Respecto de ello, el Observatorio de igualdad de género de América latina y el Caribe (OIG/ CEPAL), sostiene que la autonomía de las mujeres es un factor fundamental para garantizar el ejercicio de sus derechos humanos en un contexto de plena igualdad.

El control sobre su cuerpo, la capacidad de generar ingresos y recursos propios y la plena participación en la toma de decisiones que afectan su vida y su colectividad, constituyen tres pilares para lograr una mayor igualdad de género en la región.

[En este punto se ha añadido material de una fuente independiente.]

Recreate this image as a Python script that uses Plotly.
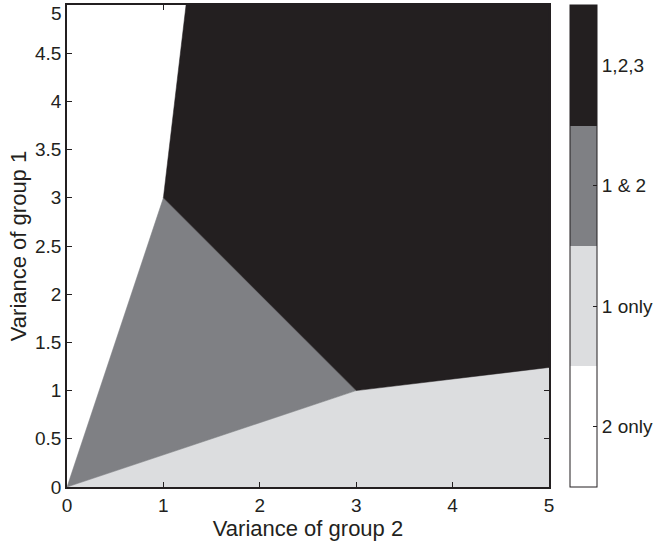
import plotly.graph_objects as go

# Region polygons (x = variance of group 2, y = variance of group 1)
white_x = [0, 1, 1.235, 0]
white_y = [0, 3, 5, 5]
lgray_x = [0, 5, 5, 3]
lgray_y = [0, 0, 1.24, 1]
mgray_x = [0, 3, 1]
mgray_y = [0, 1, 3]
black_x = [1, 3, 5, 5, 1.235]
black_y = [3, 1, 1.24, 5, 5]

labels = ["2 only", "1 only", "1 & 2", "1,2,3"]
colors = ["#ffffff", "#dcdddf", "#7f8084", "#231f20"]

x_ticks = [0, 1, 2, 3, 4, 5]
y_ticks = [0, 0.5, 1, 1.5, 2, 2.5, 3, 3.5, 4, 4.5, 5]
y_ticktext = ["0", "0.5", "1", "1.5", "2", "2.5", "3", "3.5", "4", "4.5", ""]
y_top_label = "5"

FONT = "Liberation Sans, Arial, sans-serif"
INK = "#231f20"

regions = [(white_x, white_y, colors[0]), (lgray_x, lgray_y, colors[1]),
           (mgray_x, mgray_y, colors[2]), (black_x, black_y, colors[3])]

fig = go.Figure()
for xs, ys, c in regions:
    fig.add_trace(go.Scatter(x=xs + [xs[0]], y=ys + [ys[0]], fill="toself", mode="lines",
                             line=dict(width=0.5, color=c), fillcolor=c,
                             hoverinfo="skip", showlegend=False))

cs = []
n = len(colors)
for i, c in enumerate(colors):
    cs.append([i / n, c])
    cs.append([(i + 1) / n, c])

cbar = dict(x=1.0437, xanchor="left", y=0.5, yanchor="middle",
            len=1.0, lenmode="fraction", thickness=27, ypad=0, xpad=0,
            outlinewidth=1, outlinecolor=INK,
            tickvals=[1, 2, 3, 4], ticktext=labels,
            ticks="inside", ticklen=4, tickcolor=INK,
            tickfont=dict(size=19, color=INK, family=FONT))

fig.add_trace(go.Scatter(
    x=[None], y=[None], mode="markers", showlegend=False, hoverinfo="skip",
    marker=dict(color=[1, 2, 3, 4], cmin=0.5, cmax=4.5, colorscale=cs,
                showscale=True, colorbar=cbar)))

axis_common = dict(showgrid=False, zeroline=False, showline=True, linecolor=INK,
                   linewidth=1.5, mirror="ticks", ticks="inside", ticklen=5,
                   tickcolor=INK, ticklabeloverflow="allow", automargin=False,
                   tickfont=dict(size=19, color=INK, family=FONT))

fig.update_xaxes(range=[0, 5], tickvals=x_ticks,
                 title=dict(text="Variance of group 2", standoff=0,
                            font=dict(size=22, color=INK, family=FONT)),
                 **axis_common)
fig.update_yaxes(range=[0, 5], tickvals=y_ticks, ticktext=y_ticktext,
                 title=dict(text="Variance of group 1", standoff=2,
                            font=dict(size=22, color=INK, family=FONT)),
                 **axis_common)

# top y tick label, nudged down so it stays inside the page (as in the reference)
fig.add_annotation(x=0, xref="paper", y=y_ticks[-1], yref="y", text=y_top_label,
                   showarrow=False, xanchor="right", yanchor="top", xshift=-3, yshift=4,
                   font=dict(size=19, color=INK, family=FONT))

fig.update_layout(width=656, height=541, margin=dict(l=67, r=107, t=5, b=54, autoexpand=False),
                  plot_bgcolor="white", paper_bgcolor="white")

fig.write_html("out.html")
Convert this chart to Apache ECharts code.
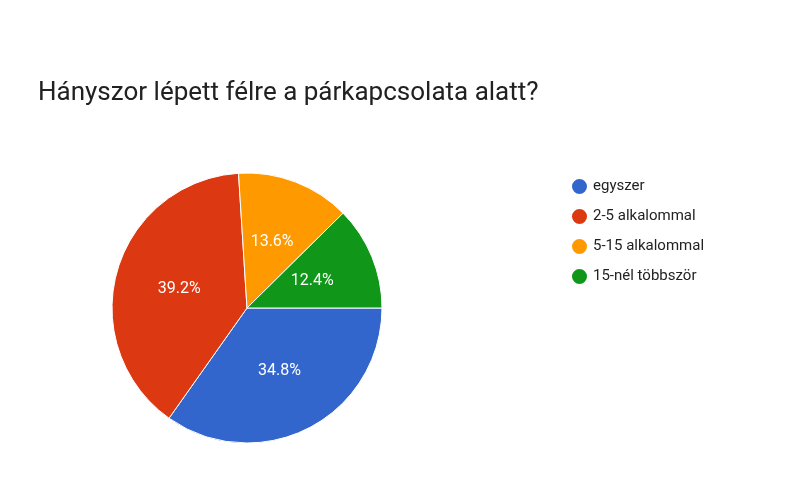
<!DOCTYPE html>
<html>
<head>
<meta charset="utf-8">
<script src="https://cdn.jsdelivr.net/npm/echarts@6/dist/echarts.min.js"></script>
<style>html,body{margin:0;padding:0;background:#fff}#main{width:800px;height:500px}</style>
</head>
<body>
<div id="main"></div>
<script>
var categories = ['egyszer', '2-5 alkalommal', '5-15 alkalommal', '15-nél többször'];
var values = [34.8, 39.2, 13.6, 12.4];
var colors = ['#3366cc', '#dc3912', '#ff9900', '#109618'];

var myChart = echarts.init(document.getElementById('main'));
var data = [];
for (var i = 0; i < categories.length; i++) {
    data.push({ name: categories[i], value: values[i] });
}
myChart.setOption({
    backgroundColor: '#fff',
    color: colors,
    animation: false,
    title: {
        text: 'Hányszor lépett félre a párkapcsolata alatt?',
        left: 33,
        top: 75,
        textStyle: { fontFamily: 'Roboto', fontSize: 26, fontWeight: 'normal', color: '#212121' }
    },
    legend: {
        orient: 'vertical',
        left: 565,
        top: 172,
        icon: 'circle',
        itemWidth: 17,
        itemHeight: 17,
        itemGap: 11,
        textStyle: { fontFamily: 'Roboto', fontSize: 15, color: '#222' },
        data: categories
    },
    series: [{
        type: 'pie',
        center: [247, 308],
        radius: [0, 135],
        startAngle: 0,
        clockwise: true,
        data: data,
        itemStyle: { borderColor: '#fff', borderWidth: 1 },
        label: {
            position: 'inside',
            formatter: function (p) { return p.value.toFixed(1) + '%'; },
            color: '#fff',
            fontFamily: 'Roboto',
            fontSize: 16
        },
        labelLine: { show: false }
    }]
});
</script>
</body>
</html>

Hablar de autonomía, en relación con el género, es pensar en el grado de libertad que una mujer tiene para poder actuar de acuerdo con su elección y no con la de otros. En tal sentido, hay una estrecha relación entre la adquisición de autonomía de las mujeres y los espacios de poder que puedan instituir, tanto individual como colectivamente.

La dimensión de reconocimiento se vincula directamente a la subordinación cultural y social de ciertos grupos debido a su posición o estatus. En el marco de la supremacía del patrón androcentrista dominante, lo femenino es despreciado y se privilegian y valoran los rasgos asociados a la masculinidad. Este modelo es más común de lo que creemos y se repite diariamente en la televisión que miramos casi sin darnos cuenta.

Planificar avanzar hacia un nuevo parámetro cultural, que permita un nuevo contrato social, es plantear el desplazamiento de la violencia simbólica presente en lo cotidiano y sustituirla con este otro modelo estratégico que tenga un impacto real sobre la realidad; es promover líneas para profundizar sobre la naturaleza, causas y consecuencias de la violencia y en nuevas propuestas de intervención que permitan avanzar en su erradicación; asimismo en una nueva mirada.

Estas líneas de trabajo, responsabilidad del Estado, sin dudas, también necesita de la toma de conciencia de la sociedad civil a fin de romper con una visión cristalizada en una sociedad que replica estereotipos definidos de antemano. Los medios de comunicación no son asépticos; sus interlocutores, consciente o inconscientemente, vierten opiniones con un desparpajo descomunal ratificando y afianzando patrones de conducta absolutamente obsoletos.

Asegurar la igualdad de género entre niños y niñas, significa educar en las mismas oportunidades, los mismos derechos y deberes, desafío para continuar en la senda de los derechos humanos, con plena inserción en la sociedad en igualdad de condiciones entre hombres y mujeres.